After installing the main gear-well assembly in the lower fuselage, I added the wings. Two spars extend from the wheel wells, but I had to trim these quite a bit to match dihedral on both wings. The lower surface of the wings didn’t quite mate with the fuselage; lots of filler was needed for a smooth transition. The engines went together relatively quickly, though I couldn’t get the brass sheets rolled into the proper shape for the exhausts (I used exhausts from my spares). There’s space behind the compressor blades to add ballast, supplementing that already in the nose.

While nicely detailed, the landing gear did not fit into the attachment spaces provided in the wings nor in the nose well. For the main gear, I opened its locating holes in the wings so I could angle the bases of the gear in and twist them into place. After getting them straight with shims under the retraction arms, I glued them with 5-minute epoxy. I filed two grooves into the fuselage to accept the Y-shaped nose-gear strut; the slots are hidden by the gear doors. Gear assembly instructions are vague, but pictures in Boeing 737 at the Gate, by Robert Tidwell (Squadron Signal, ISBN 0-89747-651-4) were very helpful, particularly with the gravel FOD plate behind the nose gear. 

With all the sanding and filling needed, the surface detail suffers; I spent a lot of time rescribing the main panel lines.

I sprayed the model with Tamiya’s Fine Surface Primer (white) for the base color.

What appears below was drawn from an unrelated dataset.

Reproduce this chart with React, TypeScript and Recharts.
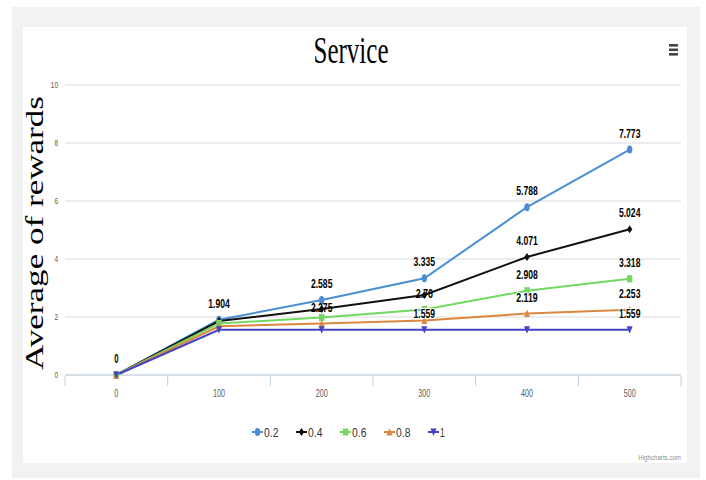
import React from 'react';
import { LineChart, Line, XAxis, YAxis, CartesianGrid, Legend, LabelList } from 'recharts';

// x categories (number of episodes)
const categories = [0, 100, 200, 300, 400, 500];

// average reward per exploration setting
const series02 = [0, 1.904, 2.585, 3.335, 5.788, 7.773];
const series04 = [0, 1.86, 2.275, 2.76, 4.071, 5.024];
const series06 = [0, 1.78, 1.98, 2.26, 2.908, 3.318];
const series08 = [0, 1.68, 1.78, 1.88, 2.119, 2.253];
const series10 = [0, 1.559, 1.559, 1.559, 1.559, 1.559];

// which points carry a visible data label (overlapping ones are hidden)
const labels02 = [0, 1, 2, 3, 4, 5];
const labels04 = [2, 3, 4, 5];
const labels06 = [4, 5];
const labels08 = [4, 5];
const labels10 = [3, 5];

// labels pushed down onto their own point because the slot above was taken
const inlineLabels04 = [2, 3];

const yTicks = [0, 2, 4, 6, 8, 10];
const seriesNames = ['0.2', '0.4', '0.6', '0.8', '1'];

type Shape = 'circle' | 'diamond' | 'square' | 'triangle' | 'triangle-down';

const seriesDefs: {
  key: string;
  name: string;
  values: number[];
  color: string;
  shape: Shape;
  labels: number[];
  inline: number[];
}[] = [
  { key: 's02', name: seriesNames[0], values: series02, color: '#4a8fd3', shape: 'circle', labels: labels02, inline: [] },
  { key: 's04', name: seriesNames[1], values: series04, color: '#111111', shape: 'diamond', labels: labels04, inline: inlineLabels04 },
  { key: 's06', name: seriesNames[2], values: series06, color: '#72d862', shape: 'square', labels: labels06, inline: [] },
  { key: 's08', name: seriesNames[3], values: series08, color: '#dd8640', shape: 'triangle', labels: labels08, inline: [] },
  { key: 's10', name: seriesNames[4], values: series10, color: '#4444c4', shape: 'triangle-down', labels: labels10, inline: [] },
];

const data = categories.map((c, i) => {
  const row: Record<string, number> = { x: c };
  seriesDefs.forEach((s) => {
    row[s.key] = s.values[i];
  });
  return row;
});

// half a category on each side, with tick marks between categories
const step = categories[1] - categories[0];
const boundaries = [...categories.map((c) => c - step / 2), categories[categories.length - 1] + step / 2];
const xTicks = [...boundaries, ...categories].sort((a, b) => a - b);

const NARROW = '"Liberation Sans", Arial, sans-serif';
const SERIF = '"Liberation Serif", "Times New Roman", serif';

function Marker({ shape, cx, cy, color }: { shape: Shape; cx: number; cy: number; color: string }) {
  const w = 2.7;
  const h = 4;
  switch (shape) {
    case 'circle':
      return <ellipse cx={cx} cy={cy} rx={w} ry={h} fill={color} />;
    case 'diamond':
      return <path d={`M${cx},${cy - h} L${cx + w},${cy} L${cx},${cy + h} L${cx - w},${cy} Z`} fill={color} />;
    case 'square':
      return <rect x={cx - w} y={cy - h + 0.5} width={w * 2} height={(h - 0.5) * 2} fill={color} />;
    case 'triangle':
      return <path d={`M${cx},${cy - h} L${cx + w + 0.3},${cy + h - 0.5} L${cx - w - 0.3},${cy + h - 0.5} Z`} fill={color} />;
    default:
      return <path d={`M${cx},${cy + h} L${cx + w + 0.3},${cy - h + 0.5} L${cx - w - 0.3},${cy - h + 0.5} Z`} fill={color} />;
  }
}

function NarrowText({ x, y, text, size, perChar, anchor = 'middle', fill = '#000', weight = 'normal', outline = false }: any) {
  const str = String(text);
  return (
    <text
      x={x}
      y={y}
      textAnchor={anchor}
      fontFamily={NARROW}
      fontSize={size}
      fontWeight={weight}
      fill={fill}
      textLength={str.length * perChar}
      lengthAdjust="spacingAndGlyphs"
      stroke={outline ? '#ffffff' : 'none'}
      strokeWidth={outline ? 2 : 0}
      paintOrder="stroke"
    >
      {str}
    </text>
  );
}

const XTick = (props: any) => {
  const { x, y, payload } = props;
  const v = payload.value;
  if (categories.includes(v)) {
    return <NarrowText x={x} y={y + 14} text={v} size={11} perChar={4} fill="#5a5a5a" />;
  }
  return <line x1={x} x2={x} y1={y - 7} y2={y + 3} stroke="#c0d0e0" strokeWidth={1} />;
};

const YTick = (props: any) => {
  const { x, y, payload } = props;
  return <NarrowText x={x} y={y + 3} text={payload.value} size={9.5} perChar={3.6} anchor="end" fill="#5a5a5a" />;
};

const makeLabel = (shown: number[], inline: number[]) => (props: any) => {
  const { x, y, value, index } = props;
  if (!shown.includes(index)) return null;
  if (inline.includes(index)) {
    return <NarrowText x={x} y={y + 3} text={value} size={12.5} perChar={4.3} weight="bold" />;
  }
  return <NarrowText x={x} y={y - 12} text={value} size={12.5} perChar={4.3} weight="bold" outline />;
};

const makeDot = (shape: Shape, color: string) => (props: any) => {
  const { cx, cy, index } = props;
  return <Marker key={`m-${shape}-${index}`} shape={shape} cx={cx} cy={cy} color={color} />;
};

const LegendContent = () => {
  const itemW = 44;
  const start = 252;
  return (
    <svg width={706} height={20}>
      {seriesDefs.map((s, i) => {
        const x0 = start + i * itemW;
        return (
          <g key={s.key}>
            <line x1={x0} x2={x0 + 11} y1={10} y2={10} stroke={s.color} strokeWidth={2} />
            <Marker shape={s.shape} cx={x0 + 5.5} cy={10} color={s.color} />
            <NarrowText x={x0 + 12} y={14.5} text={s.name} size={12} perChar={4.8} anchor="start" fill="#333" />
          </g>
        );
      })}
    </svg>
  );
};

export default function App() {
  return (
    <div style={{ position: 'absolute', left: 0, top: 0, width: 706, height: 480, background: '#ffffff', overflow: 'hidden' }}>
      <div style={{ position: 'absolute', left: 12, top: 7, width: 688, height: 471, background: '#f2f2f2' }} />
      <div style={{ position: 'absolute', left: 23, top: 27, width: 664, height: 436, background: '#ffffff' }} />
      <svg style={{ position: 'absolute', left: 0, top: 0 }} width={706} height={480}>
        <text x={351} y={63} textAnchor="middle" fontFamily={SERIF} fontSize={38} fill="#000" textLength={75} lengthAdjust="spacingAndGlyphs">
          Service
        </text>
        <text
          x={0}
          y={0}
          transform="translate(43,233) rotate(-90)"
          textAnchor="middle"
          fontFamily={SERIF}
          fontSize={26}
          fill="#000"
          textLength={274}
          lengthAdjust="spacingAndGlyphs"
        >
          Average of rewards
        </text>
        <rect x={669} y={44} width={9} height={2.6} fill="#444" />
        <rect x={669} y={48.5} width={9} height={2.6} fill="#444" />
        <rect x={669} y={53} width={9} height={2.6} fill="#444" />
        <NarrowText x={681} y={460} text="Highcharts.com" size={8} perChar={3.05} anchor="end" fill="#909090" />
      </svg>
      <div style={{ position: 'absolute', left: 0, top: 0 }}>
        <LineChart width={706} height={480} data={data} margin={{ top: 85, right: 25, bottom: 75, left: 45 }}>
          <CartesianGrid vertical={false} stroke="#dadada" strokeWidth={1} />
          <XAxis
            dataKey="x"
            type="number"
            domain={[boundaries[0], boundaries[boundaries.length - 1]]}
            ticks={xTicks}
            interval={0}
            height={30}
            stroke="#c0d0e0"
            tickLine={false}
            tick={<XTick />}
          />
          <YAxis
            type="number"
            domain={[0, 10]}
            ticks={yTicks}
            width={20}
            axisLine={false}
            tickLine={false}
            tickSize={0}
            tickMargin={7}
            tick={<YTick />}
          />
          <Legend
            verticalAlign="middle"
            align="center"
            layout="horizontal"
            wrapperStyle={{ top: 422, left: 0, width: 706, height: 20 }}
            content={<LegendContent />}
          />
          {seriesDefs.map((s) => (
            <Line
              key={s.key}
              dataKey={s.key}
              name={s.name}
              stroke={s.color}
              strokeWidth={2}
              dot={makeDot(s.shape, s.color)}
              activeDot={false}
              isAnimationActive={false}
            >
              <LabelList dataKey={s.key} content={makeLabel(s.labels, s.inline)} />
            </Line>
          ))}
        </LineChart>
      </div>
    </div>
  );
}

Color callouts are for Gunze Sangyo paints, but I found H25 to be too light and used H15 bright blue instead. The vinyl masks for the fuselage presented problems: They didn’t exactly match the shape of the decals and they left residue which was difficult to remove. (The residue might have stuck because of the primer.) I suggest photocopying the blue decal and transferring that to your favorite masking medium.

The decals were a challenge, too. The smaller ones worked fine, but the large, blue-and-yellow wave did not. It was extremely fragile and fractured as I positioned it around the compound curves of the rear fuselage and matched the demarcation line of the mask. I eventually grafted sections from the kit’s spare decal. It looks acceptable, but I wish it were better. Overspraying the decal sheet with clear decal film might alleviate this problem. 

Given the difficulties mentioned above, I spent about 90 hours on BPK’s B737-200. It has the potential to be a real showstopper, but only with large doses of patience, time, and skill. I would recommend it to only the more-experienced modeler. If you are up to the challenge, look to this and BPK’s other 737s (including the T-43A). 

Note: A version of this review appeared in the May 2014 FineScale Modeler.